To determine the bandgap from a Tauc plot, a certain region of the graph is identified as the linear region which is then extrapolated to the energy axis. The main problem with this approach is that the choice of the linear region is often quite arbitrary, and it strongly influences the results. In most crystalline semiconductors you will find that there is not a region whatsoever that could even remotely be described as linear. Often in the literature the region that looks the 'most linear' is chosen, but that does not meet scientific standards. Also, depending on the energy range of the Tauc plot under consideration there may be several linear regions as can be seen in the example of κ-(InGa)₂O₃ below.

The left figure shows a Tauc plot up to 5.5 eV. The choice of the linear region seems obvious. The right figure shows the same spectra with an increased range up to 6.5 eV. Now there is an additional region which could be the linear one. But which one is the real band gap? There is no right answer, as the method is simply not applicable.

Problem 4: Anisotropy

The last point worth mentioning in this discussion is the problem of anisotropy. When performing transmission measurements under normal incidence to gain an absorption coefficient to then determine a Tauc band gap, the anisotropy of the crystal structure is ignored in pretty much all of the literature.

But, in any non cubic crystal structure, an optical anisotropy is expected. Thus at least two different absorption coefficients along the different crystal planes exist.
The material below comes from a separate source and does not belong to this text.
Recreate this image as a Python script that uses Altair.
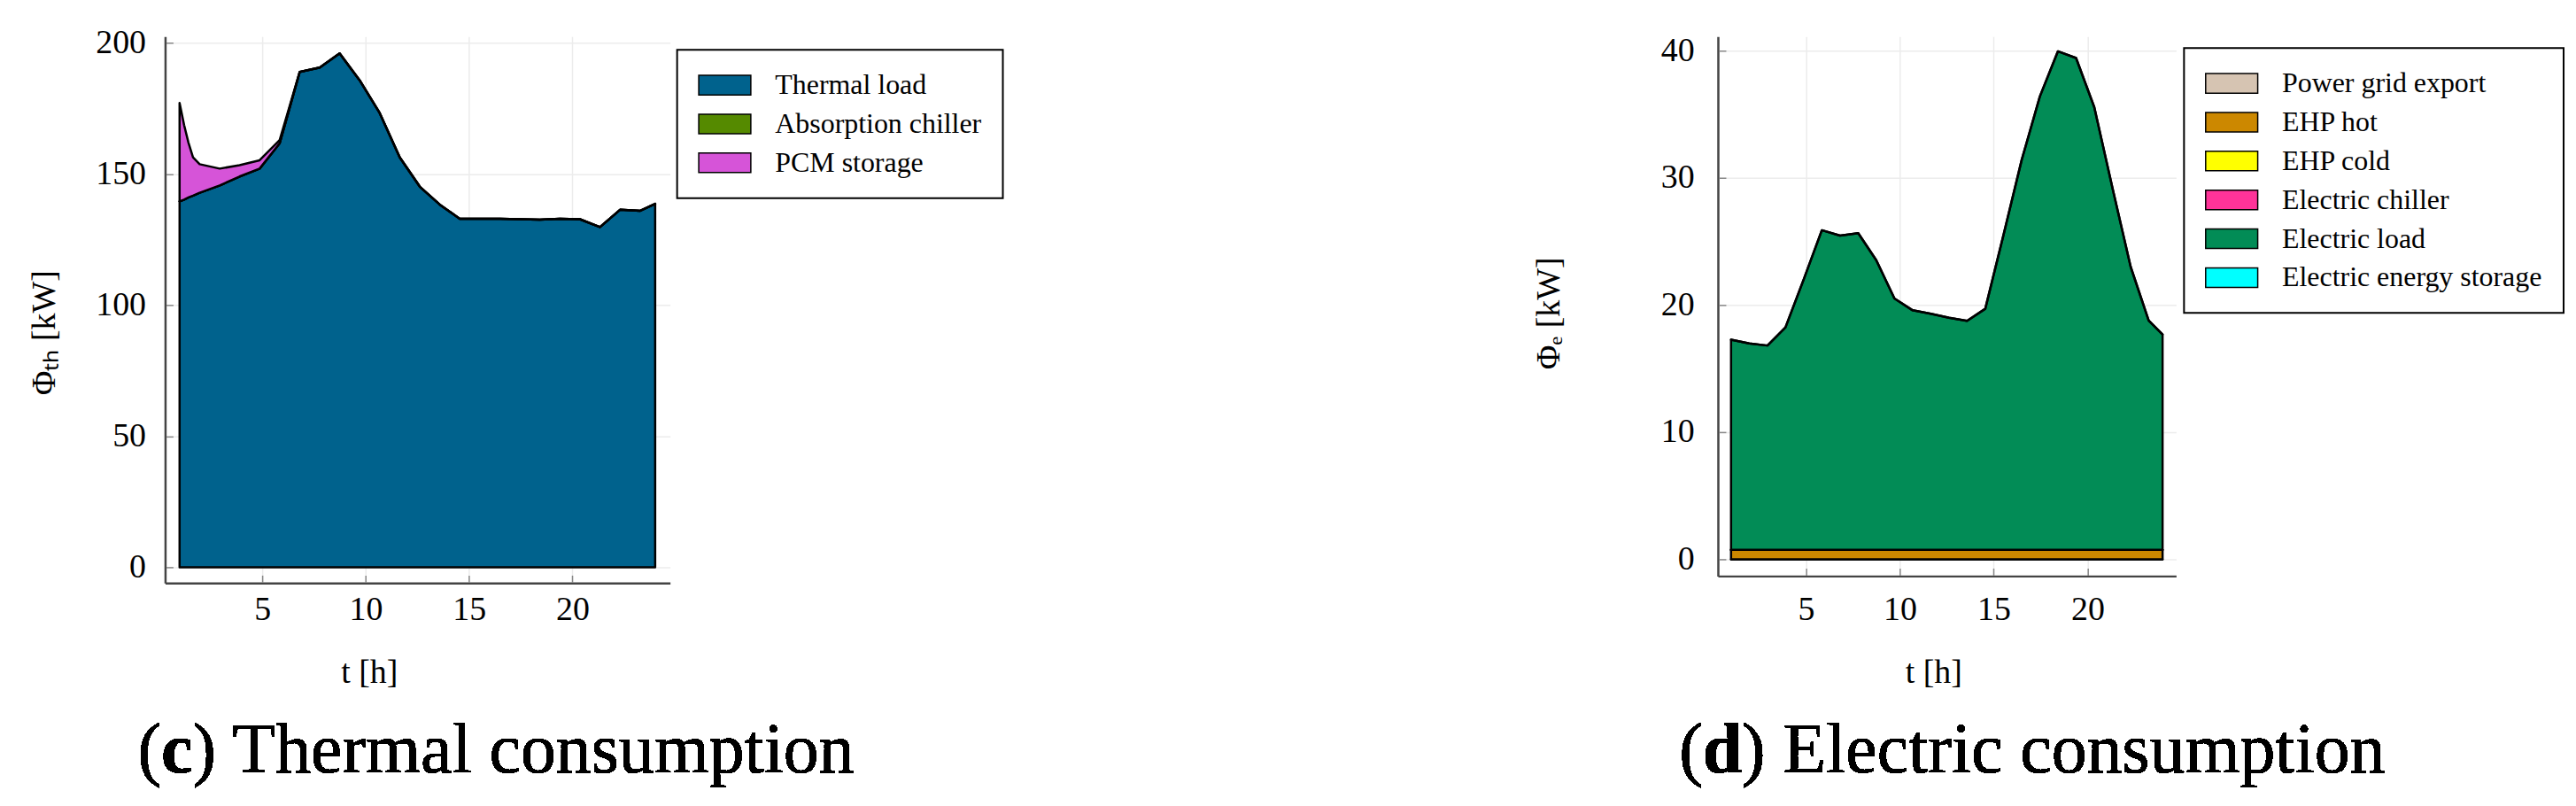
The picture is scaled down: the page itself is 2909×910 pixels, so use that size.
import altair as alt
import pandas as pd

FONT = "Liberation Serif"

# ---------------- Thermal consumption (c) ----------------
t_th = [1.0, 1.22, 1.43, 1.65, 1.97, 2.94, 3.90, 4.87, 5.84, 6.81, 7.78, 8.74, 9.71, 10.68,
        11.65, 12.62, 13.58, 14.55, 15.52, 16.49, 17.46, 18.42, 19.39, 20.36, 21.33, 22.30,
        23.26, 24.0]
thermal_load = [139.6, 140.3, 141.1, 141.8, 142.9, 145.7, 149.1, 152.1, 161.8, 189.0, 190.7,
                196.1, 185.8, 173.3, 156.4, 145.2, 138.4, 133.0, 133.0, 133.0, 132.8, 132.6,
                133.0, 132.8, 129.8, 136.4, 136.0, 138.7]
absorption_chiller = [0.0, 0.0, 0.0, 0.0, 0.0, 0.0, 0.0, 0.0, 0.0, 0.0, 0.0, 0.0, 0.0, 0.0,
                      0.0, 0.0, 0.0, 0.0, 0.0, 0.0, 0.0, 0.0, 0.0, 0.0, 0.0, 0.0, 0.0, 0.0]
pcm_storage = [37.6, 28.4, 20.9, 14.6, 10.9, 6.4, 4.3, 3.2, 1.2, 0.0, 0.0, 0.0, 0.0, 0.0,
               0.0, 0.0, 0.0, 0.0, 0.0, 0.0, 0.0, 0.0, 0.0, 0.0, 0.0, 0.0, 0.0, 0.0]
th_series = ["Thermal load", "Absorption chiller", "PCM storage"]
th_colors = ["#00628d", "#558a00", "#d654d8"]
th_ticks_y = [0, 50, 100, 150, 200]

# ---------------- Electric consumption (d) ----------------
t_el = [1.0, 1.97, 2.94, 3.90, 4.87, 5.84, 6.81, 7.78, 8.74, 9.71, 10.68, 11.65, 12.62, 13.58,
        14.55, 15.52, 16.49, 17.46, 18.42, 19.39, 20.36, 21.33, 22.30, 23.26, 24.0]
power_grid_export = [0.0, 0.0, 0.0, 0.0, 0.0, 0.0, 0.0, 0.0, 0.0, 0.0, 0.0, 0.0, 0.0,
                     0.0, 0.0, 0.0, 0.0, 0.0, 0.0, 0.0, 0.0, 0.0, 0.0, 0.0, 0.0]
ehp_hot = [0.75, 0.75, 0.75, 0.75, 0.75, 0.75, 0.75, 0.75, 0.75, 0.75, 0.75, 0.75, 0.75,
           0.75, 0.75, 0.75, 0.75, 0.75, 0.75, 0.75, 0.75, 0.75, 0.75, 0.75, 0.75]
ehp_cold = [0.0, 0.0, 0.0, 0.0, 0.0, 0.0, 0.0, 0.0, 0.0, 0.0, 0.0, 0.0, 0.0,
            0.0, 0.0, 0.0, 0.0, 0.0, 0.0, 0.0, 0.0, 0.0, 0.0, 0.0, 0.0]
electric_chiller = [0.0, 0.0, 0.0, 0.0, 0.0, 0.0, 0.0, 0.0, 0.0, 0.0, 0.0, 0.0, 0.0,
                    0.0, 0.0, 0.0, 0.0, 0.0, 0.0, 0.0, 0.0, 0.0, 0.0, 0.0, 0.0]
electric_load = [16.52, 16.22, 16.06, 17.49, 21.25, 25.13, 24.71, 24.90, 22.77, 19.76, 18.83,
                 18.56, 18.25, 18.00, 18.95, 24.75, 30.65, 35.65, 39.20, 38.67, 34.81, 28.45,
                 22.25, 18.02, 16.93]
electric_storage = [0.0, 0.0, 0.0, 0.0, 0.0, 0.0, 0.0, 0.0, 0.0, 0.0, 0.0, 0.0, 0.0,
                    0.0, 0.0, 0.0, 0.0, 0.0, 0.0, 0.0, 0.0, 0.0, 0.0, 0.0, 0.0]
el_series = ["Power grid export", "EHP hot", "EHP cold", "Electric chiller",
             "Electric load", "Electric energy storage"]
el_colors = ["#d6c4b2", "#cc8800", "#ffff00", "#ff3399", "#028c56", "#00ffff"]
el_ticks_y = [0, 10, 20, 30, 40]

x_ticks = [5, 10, 15, 20]


def long_frame(ts, names, arrays):
    rows = []
    for i, t in enumerate(ts):
        for j, (name, vals) in enumerate(zip(names, arrays)):
            rows.append({"t": t, "series": name, "value": vals[i], "k": j})
    return pd.DataFrame(rows)


df_th = long_frame(t_th, th_series, [thermal_load, absorption_chiller, pcm_storage])
df_el = long_frame(t_el, el_series, [power_grid_export, ehp_hot, ehp_cold, electric_chiller,
                                     electric_load, electric_storage])

SYMBOL = "M-2,-0.75H2V0.75H-2Z"
XDOM = [0.3, 24.72]


def panel(df, names, colors, yticks, ydom, width, height, ytitle,
          ylab_pad, ytitle_x, ytitle_y, xlab_pad, xtitle_x, xtitle_y,
          leg_x, leg_y, cap_x, cap_letter, cap_rest, letter_w):
    xscale = alt.Scale(domain=XDOM, nice=False, zero=False)
    yscale = alt.Scale(domain=ydom, nice=False, zero=False)
    area = alt.Chart(df).mark_area(
        stroke="black", strokeWidth=2.5, opacity=1, interpolate="linear", strokeJoin="round"
    ).encode(
        x=alt.X("t:Q", scale=xscale, axis=alt.Axis(
            values=x_ticks, title="t [h]", grid=True, tickSize=0, labelPadding=xlab_pad,
            titleX=xtitle_x, titleY=xtitle_y, titleBaseline="middle", titleAlign="center",
            orient="bottom")),
        y=alt.Y("value:Q", stack="zero", scale=yscale, axis=alt.Axis(
            values=yticks, title=ytitle, grid=True, tickSize=0, labelPadding=ylab_pad,
            titleX=ytitle_x, titleY=ytitle_y, titleAngle=270, titleBaseline="alphabetic",
            titleAlign="center", orient="left")),
        color=alt.Color("series:N", scale=alt.Scale(domain=names, range=colors),
                        legend=alt.Legend(orient="none", legendX=leg_x, legendY=leg_y,
                                          title=None)),
        order=alt.Order("k:Q", sort="ascending"),
    )
    ticks = alt.Chart(df).mark_point(opacity=0).encode(
        x=alt.X("t:Q", scale=xscale, axis=alt.Axis(
            values=x_ticks, orient="bottom", offset=-9, tickSize=8, domain=False,
            labels=False, grid=False, title=None)),
        y=alt.Y("value:Q", scale=yscale, axis=alt.Axis(
            values=yticks, orient="left", offset=-9, tickSize=8, domain=False,
            labels=False, grid=False, title=None)),
    )
    cap_y = 833
    c1 = alt.Chart(df).mark_text(text="(", align="left", baseline="alphabetic", font=FONT,
                                 fontSize=80, color="black").encode(
        x=alt.value(cap_x), y=alt.value(cap_y))
    c2 = alt.Chart(df).mark_text(text=cap_letter, align="left", baseline="alphabetic",
                                 font=FONT, fontSize=80, fontWeight="bold",
                                 color="black").encode(
        x=alt.value(cap_x + 26.6), y=alt.value(cap_y))
    c3 = alt.Chart(df).mark_text(text=") " + cap_rest, align="left", baseline="alphabetic",
                                 font=FONT, fontSize=80, color="black").encode(
        x=alt.value(cap_x + 26.6 + letter_w), y=alt.value(cap_y))
    return alt.layer(area, ticks, c1, c2, c3).resolve_axis(
        x="independent", y="independent").properties(width=width, height=height)


thermal = panel(df_th, th_series, th_colors, th_ticks_y, [-6.06, 202.5], 572, 619,
                "Φₜₕ [kW]", 22, -125, 335, 11, 231, 101, 580, 15, -31, "c",
                "Thermal consumption", 35.5)
electric = panel(df_el, el_series, el_colors, el_ticks_y, [-1.32, 41.11], 519, 611,
                 "Φₑ [kW]", 27, -180, 313, 19, 244, 109, 528, 13, -44, "d",
                 "Electric consumption", 44.5)

chart = alt.hconcat(thermal, electric, spacing=1187, bounds="flush").resolve_scale(
    color="independent"
).properties(
    padding={"left": 24, "top": 20, "right": 5, "bottom": 5},
    background="white",
).configure_axis(
    labelFont=FONT, labelFontSize=38, labelColor="black",
    titleFont=FONT, titleFontSize=38, titleFontWeight="normal", titleColor="black",
    domainColor="#444444", domainWidth=2.5, gridColor="#ececec", gridWidth=1.5,
    tickColor="#888888", tickWidth=1.5,
).configure_legend(
    labelFont=FONT, labelFontSize=32, labelColor="black", labelLimit=600,
    symbolType=SYMBOL, symbolSize=870, symbolStrokeColor="black", symbolStrokeWidth=1.5,
    symbolOpacity=1, symbolOffset=14, labelOffset=41, rowPadding=12, padding=24,
    strokeColor="black", strokeWidth=2, fillColor="white", cornerRadius=0,
).configure_view(stroke=None)

chart.save("out.html", embed_options={"renderer": "svg", "actions": False})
If derived out of the dielectric function by spectroscopic ellipsometry as proposed in 'Problem 3', all elements of the full dielectric tensor can be determined by several measurements while rotating the sample in-between. Thus, different absorption coefficients and from them different optical band gaps depending on the crystal orientation can be derived. An example where this is performed by our group in an orthorhombic system (3 different absorption coefficients) can be found here: Kluth et al., Absorption Anisotropy of Orthorhombic Single-Domain κ-Ga₂O₃ from Infrared to Ultraviolet: Phonons and Bandgaps, Editor's Pick, Appl. Phys. Lett. 127, 172106 (2025).